---------- Material supplied ----------
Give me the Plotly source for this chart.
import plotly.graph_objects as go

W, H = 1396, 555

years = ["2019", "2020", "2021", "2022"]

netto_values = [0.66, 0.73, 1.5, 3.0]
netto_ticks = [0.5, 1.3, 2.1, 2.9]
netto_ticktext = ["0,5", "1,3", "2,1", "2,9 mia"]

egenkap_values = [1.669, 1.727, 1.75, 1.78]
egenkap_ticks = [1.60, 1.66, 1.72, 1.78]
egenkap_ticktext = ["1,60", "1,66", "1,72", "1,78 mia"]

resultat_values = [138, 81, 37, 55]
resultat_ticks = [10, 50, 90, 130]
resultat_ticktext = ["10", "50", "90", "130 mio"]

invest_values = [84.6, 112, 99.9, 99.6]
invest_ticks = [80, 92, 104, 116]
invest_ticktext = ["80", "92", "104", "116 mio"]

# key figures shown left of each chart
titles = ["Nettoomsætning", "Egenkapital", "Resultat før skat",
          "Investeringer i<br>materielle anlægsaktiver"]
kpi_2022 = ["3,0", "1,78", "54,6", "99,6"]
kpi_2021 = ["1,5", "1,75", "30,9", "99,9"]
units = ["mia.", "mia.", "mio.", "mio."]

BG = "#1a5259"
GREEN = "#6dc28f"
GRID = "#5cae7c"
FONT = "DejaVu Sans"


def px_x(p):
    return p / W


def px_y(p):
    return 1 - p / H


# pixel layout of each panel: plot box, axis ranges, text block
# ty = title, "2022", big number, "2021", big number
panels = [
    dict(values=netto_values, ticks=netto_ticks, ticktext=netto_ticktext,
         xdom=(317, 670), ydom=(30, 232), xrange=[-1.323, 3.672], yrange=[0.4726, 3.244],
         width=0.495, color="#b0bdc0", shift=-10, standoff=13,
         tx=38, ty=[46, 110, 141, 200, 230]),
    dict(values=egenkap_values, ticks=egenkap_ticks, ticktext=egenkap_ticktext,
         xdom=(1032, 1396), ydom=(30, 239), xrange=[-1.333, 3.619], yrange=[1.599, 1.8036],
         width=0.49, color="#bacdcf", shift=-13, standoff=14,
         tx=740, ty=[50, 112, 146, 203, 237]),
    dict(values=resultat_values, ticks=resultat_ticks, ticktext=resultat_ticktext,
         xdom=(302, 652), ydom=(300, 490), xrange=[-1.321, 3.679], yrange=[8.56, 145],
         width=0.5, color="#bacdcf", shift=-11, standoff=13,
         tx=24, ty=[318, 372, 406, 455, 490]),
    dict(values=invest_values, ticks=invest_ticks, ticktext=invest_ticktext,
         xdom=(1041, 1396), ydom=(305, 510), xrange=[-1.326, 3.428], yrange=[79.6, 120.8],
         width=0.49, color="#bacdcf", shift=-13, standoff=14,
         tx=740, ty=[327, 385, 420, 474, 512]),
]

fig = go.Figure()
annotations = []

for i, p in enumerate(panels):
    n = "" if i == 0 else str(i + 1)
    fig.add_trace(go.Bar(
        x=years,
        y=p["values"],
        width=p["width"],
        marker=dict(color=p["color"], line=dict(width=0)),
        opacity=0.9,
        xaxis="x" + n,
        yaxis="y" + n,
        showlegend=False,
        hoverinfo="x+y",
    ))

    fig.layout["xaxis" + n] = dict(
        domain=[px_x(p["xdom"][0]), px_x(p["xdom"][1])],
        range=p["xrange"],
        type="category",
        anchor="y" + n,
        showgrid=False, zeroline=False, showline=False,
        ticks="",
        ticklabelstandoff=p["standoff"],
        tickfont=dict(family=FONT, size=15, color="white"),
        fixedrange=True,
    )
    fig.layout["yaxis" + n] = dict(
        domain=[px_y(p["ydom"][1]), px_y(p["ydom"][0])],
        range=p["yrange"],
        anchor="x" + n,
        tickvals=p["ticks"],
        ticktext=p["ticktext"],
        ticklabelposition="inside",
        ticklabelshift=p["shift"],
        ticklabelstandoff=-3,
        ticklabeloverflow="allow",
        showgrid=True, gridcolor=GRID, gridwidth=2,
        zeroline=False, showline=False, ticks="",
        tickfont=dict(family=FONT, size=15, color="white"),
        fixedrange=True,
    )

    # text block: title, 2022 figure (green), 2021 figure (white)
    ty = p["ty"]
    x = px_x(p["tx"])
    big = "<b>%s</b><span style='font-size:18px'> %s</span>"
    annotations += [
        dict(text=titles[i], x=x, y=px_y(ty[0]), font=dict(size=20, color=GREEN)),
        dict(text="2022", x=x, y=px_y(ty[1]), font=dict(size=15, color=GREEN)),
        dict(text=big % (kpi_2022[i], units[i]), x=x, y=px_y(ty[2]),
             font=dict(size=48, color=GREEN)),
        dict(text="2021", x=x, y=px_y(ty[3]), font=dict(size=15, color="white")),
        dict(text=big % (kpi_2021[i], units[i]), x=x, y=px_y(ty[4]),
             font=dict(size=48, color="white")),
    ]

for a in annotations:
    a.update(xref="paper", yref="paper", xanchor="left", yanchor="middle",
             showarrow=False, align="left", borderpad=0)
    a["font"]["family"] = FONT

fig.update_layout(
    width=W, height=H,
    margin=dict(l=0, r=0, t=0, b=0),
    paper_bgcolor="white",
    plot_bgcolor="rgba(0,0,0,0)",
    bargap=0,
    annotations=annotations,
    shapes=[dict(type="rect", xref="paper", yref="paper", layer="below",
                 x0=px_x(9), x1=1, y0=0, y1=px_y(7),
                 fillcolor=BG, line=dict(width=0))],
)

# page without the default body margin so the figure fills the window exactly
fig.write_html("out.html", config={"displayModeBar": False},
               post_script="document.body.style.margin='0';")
----------
---------- Material supplied ----------
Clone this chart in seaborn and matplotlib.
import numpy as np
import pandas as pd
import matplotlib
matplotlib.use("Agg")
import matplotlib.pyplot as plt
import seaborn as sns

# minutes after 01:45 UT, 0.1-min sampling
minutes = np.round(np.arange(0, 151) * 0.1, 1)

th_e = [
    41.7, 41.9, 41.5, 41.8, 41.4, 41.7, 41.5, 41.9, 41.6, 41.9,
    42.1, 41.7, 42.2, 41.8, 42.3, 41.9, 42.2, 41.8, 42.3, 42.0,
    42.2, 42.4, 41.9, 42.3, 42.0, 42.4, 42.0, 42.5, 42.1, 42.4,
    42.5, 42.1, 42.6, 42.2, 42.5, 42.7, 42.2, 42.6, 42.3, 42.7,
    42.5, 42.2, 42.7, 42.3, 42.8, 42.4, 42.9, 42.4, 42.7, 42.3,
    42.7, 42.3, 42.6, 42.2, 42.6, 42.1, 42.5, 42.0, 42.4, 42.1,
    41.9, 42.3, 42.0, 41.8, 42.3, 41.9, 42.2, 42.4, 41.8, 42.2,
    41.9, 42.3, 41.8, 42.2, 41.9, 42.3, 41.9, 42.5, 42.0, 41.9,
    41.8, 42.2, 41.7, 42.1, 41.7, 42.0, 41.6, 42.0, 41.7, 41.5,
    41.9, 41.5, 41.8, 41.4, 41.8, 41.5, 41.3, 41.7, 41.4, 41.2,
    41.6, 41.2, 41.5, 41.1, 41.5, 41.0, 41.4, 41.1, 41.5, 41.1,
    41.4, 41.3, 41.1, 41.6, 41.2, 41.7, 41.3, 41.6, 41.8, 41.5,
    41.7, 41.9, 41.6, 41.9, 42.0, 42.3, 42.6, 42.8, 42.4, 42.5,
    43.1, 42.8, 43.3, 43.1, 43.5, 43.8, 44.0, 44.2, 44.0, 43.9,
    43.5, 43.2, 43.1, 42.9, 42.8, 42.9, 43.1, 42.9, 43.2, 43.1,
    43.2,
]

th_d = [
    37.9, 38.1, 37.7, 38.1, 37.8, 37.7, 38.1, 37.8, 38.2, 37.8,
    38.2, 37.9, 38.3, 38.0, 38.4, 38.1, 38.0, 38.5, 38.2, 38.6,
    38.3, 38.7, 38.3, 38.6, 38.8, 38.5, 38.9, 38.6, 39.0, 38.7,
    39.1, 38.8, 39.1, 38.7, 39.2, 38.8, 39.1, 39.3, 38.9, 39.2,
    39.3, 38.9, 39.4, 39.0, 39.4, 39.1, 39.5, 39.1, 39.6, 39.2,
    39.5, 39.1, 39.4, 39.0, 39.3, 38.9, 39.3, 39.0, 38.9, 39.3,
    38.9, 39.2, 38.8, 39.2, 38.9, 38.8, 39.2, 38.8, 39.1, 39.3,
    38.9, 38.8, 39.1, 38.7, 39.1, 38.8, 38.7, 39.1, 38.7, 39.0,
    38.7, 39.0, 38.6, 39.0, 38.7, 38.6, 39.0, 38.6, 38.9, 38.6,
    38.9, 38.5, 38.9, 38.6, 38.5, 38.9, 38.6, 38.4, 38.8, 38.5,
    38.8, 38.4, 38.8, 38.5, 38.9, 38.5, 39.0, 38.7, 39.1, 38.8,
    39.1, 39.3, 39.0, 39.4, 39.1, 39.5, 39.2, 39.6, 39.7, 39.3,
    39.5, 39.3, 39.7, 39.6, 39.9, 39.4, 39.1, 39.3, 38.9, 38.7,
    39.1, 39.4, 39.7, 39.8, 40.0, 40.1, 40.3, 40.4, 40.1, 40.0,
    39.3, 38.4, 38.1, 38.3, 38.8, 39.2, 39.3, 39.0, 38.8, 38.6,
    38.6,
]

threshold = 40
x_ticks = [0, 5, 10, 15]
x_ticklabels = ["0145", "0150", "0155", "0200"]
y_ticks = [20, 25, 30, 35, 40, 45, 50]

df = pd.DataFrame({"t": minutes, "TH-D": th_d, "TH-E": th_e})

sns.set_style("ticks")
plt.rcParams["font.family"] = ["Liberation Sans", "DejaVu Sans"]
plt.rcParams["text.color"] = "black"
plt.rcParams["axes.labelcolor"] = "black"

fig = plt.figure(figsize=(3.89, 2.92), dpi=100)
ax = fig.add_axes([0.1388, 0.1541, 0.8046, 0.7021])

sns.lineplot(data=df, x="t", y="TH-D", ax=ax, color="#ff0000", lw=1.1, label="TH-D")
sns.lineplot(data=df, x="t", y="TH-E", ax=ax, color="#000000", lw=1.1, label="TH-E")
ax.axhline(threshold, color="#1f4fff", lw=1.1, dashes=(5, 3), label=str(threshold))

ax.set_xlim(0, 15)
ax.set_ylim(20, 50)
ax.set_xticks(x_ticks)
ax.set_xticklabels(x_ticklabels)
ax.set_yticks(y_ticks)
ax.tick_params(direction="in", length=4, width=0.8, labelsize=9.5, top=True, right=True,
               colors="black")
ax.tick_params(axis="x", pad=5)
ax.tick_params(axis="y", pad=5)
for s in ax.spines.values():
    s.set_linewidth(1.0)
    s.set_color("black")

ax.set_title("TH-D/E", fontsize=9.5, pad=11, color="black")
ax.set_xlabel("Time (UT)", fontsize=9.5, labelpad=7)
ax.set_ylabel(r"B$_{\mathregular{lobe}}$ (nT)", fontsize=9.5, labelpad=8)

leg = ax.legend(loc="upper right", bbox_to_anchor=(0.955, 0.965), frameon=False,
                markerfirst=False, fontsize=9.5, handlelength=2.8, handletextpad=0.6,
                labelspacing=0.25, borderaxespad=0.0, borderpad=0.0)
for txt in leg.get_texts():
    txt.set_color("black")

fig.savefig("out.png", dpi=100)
----------
### [Requirements]
Return each full line of the entries that contains the word "chart".

### [Task solution]
Give me the Plotly source for this chart.
# key figures shown left of each chart
Clone this chart in seaborn and matplotlib.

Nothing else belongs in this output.